Create leverage: create compounding or multiplicative impact.
Leverage is making the organizaton more efficient, either directly (e.g. using a data interface that abstracts data privacy issues from product engineers), or indirectly (e.g. creating a new machine learning powered content selection tool, which means folks don’t need to argue about what content is shown where).
Many forms of leverage are accessible to the teams within engineering, and it’s often not necessary to directly address those opportunities in your engineering strategy. However, some approaches must be deployed at the engineering strategy layer to be impactful, particularly standardization strategies that require org-wide commitment (e.g. everyone uses TypeScript for frontend development).

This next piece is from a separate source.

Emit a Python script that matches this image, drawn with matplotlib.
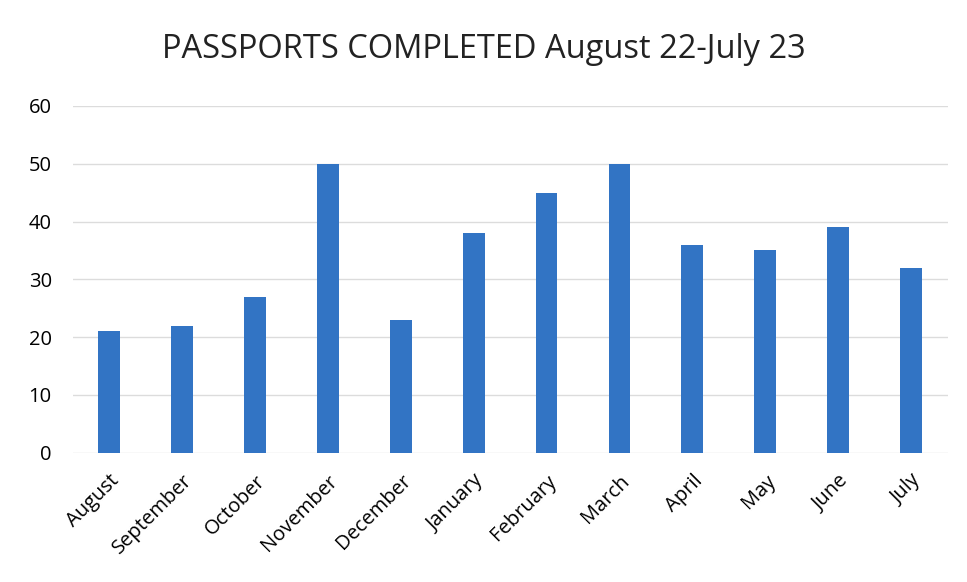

Engineering strategy also needs to solve for scenarios where no team is capable of prioritizing a given effort, despite the effort being very valuable, such as a compliance or privacy initiative that doesn’t fall cleanly into any given teams scope but is necessary for continued business operation.
Example: Google historically constrained development to four languages: Python, C++, Go, and Java. They enforced this fairly rigoriously, and it created leverage in their development tooling. Each new project happening within that ecosystem increases a centralized tooling team’s impact on the company.
A closely related example is Dan McKinley’s Choose Boring Technology, which advocates building leverage by constraining technology choice, which was heavily enforced during Kellan Elliott-McCrea’s era of Etsy engineering leadership.
Example: Uber (in 2014) had an implicit technology strategy, related to its Let Builders Build value, of letting teams select their own tools. This aimed to create leverage by allowing teams to select the best tool for the job at hand, and was enforced through both engineering leadership’s absence of an enforced counter-policy, and permissive service tool which merrily ran any Docker container.
This approach is implicitly grounded in the theory that teams’ individual gains would outweight the inability to operate a high-leverage developer productivity team. More importantly it highlights the value of explicit engineering strategy: otherwise you get implicit engineering strategy, which is often ineffective.
While ineffective in this case, in a consulting company that built bespoke tools for other companies, it’s possible this guiding policy would be very effective.
If one of your guiding policies doesn’t meet these criteria, but is necessary to address your diagnosis, then I wouldn’t worry about it. However, if you find that many of your guiding policies don’t meet these criteria, then it’s worth spending time reflecting on what’s creating that gap until you’re confident that they do meet these criteria, or that these criteria don’t apply to your diagnosis.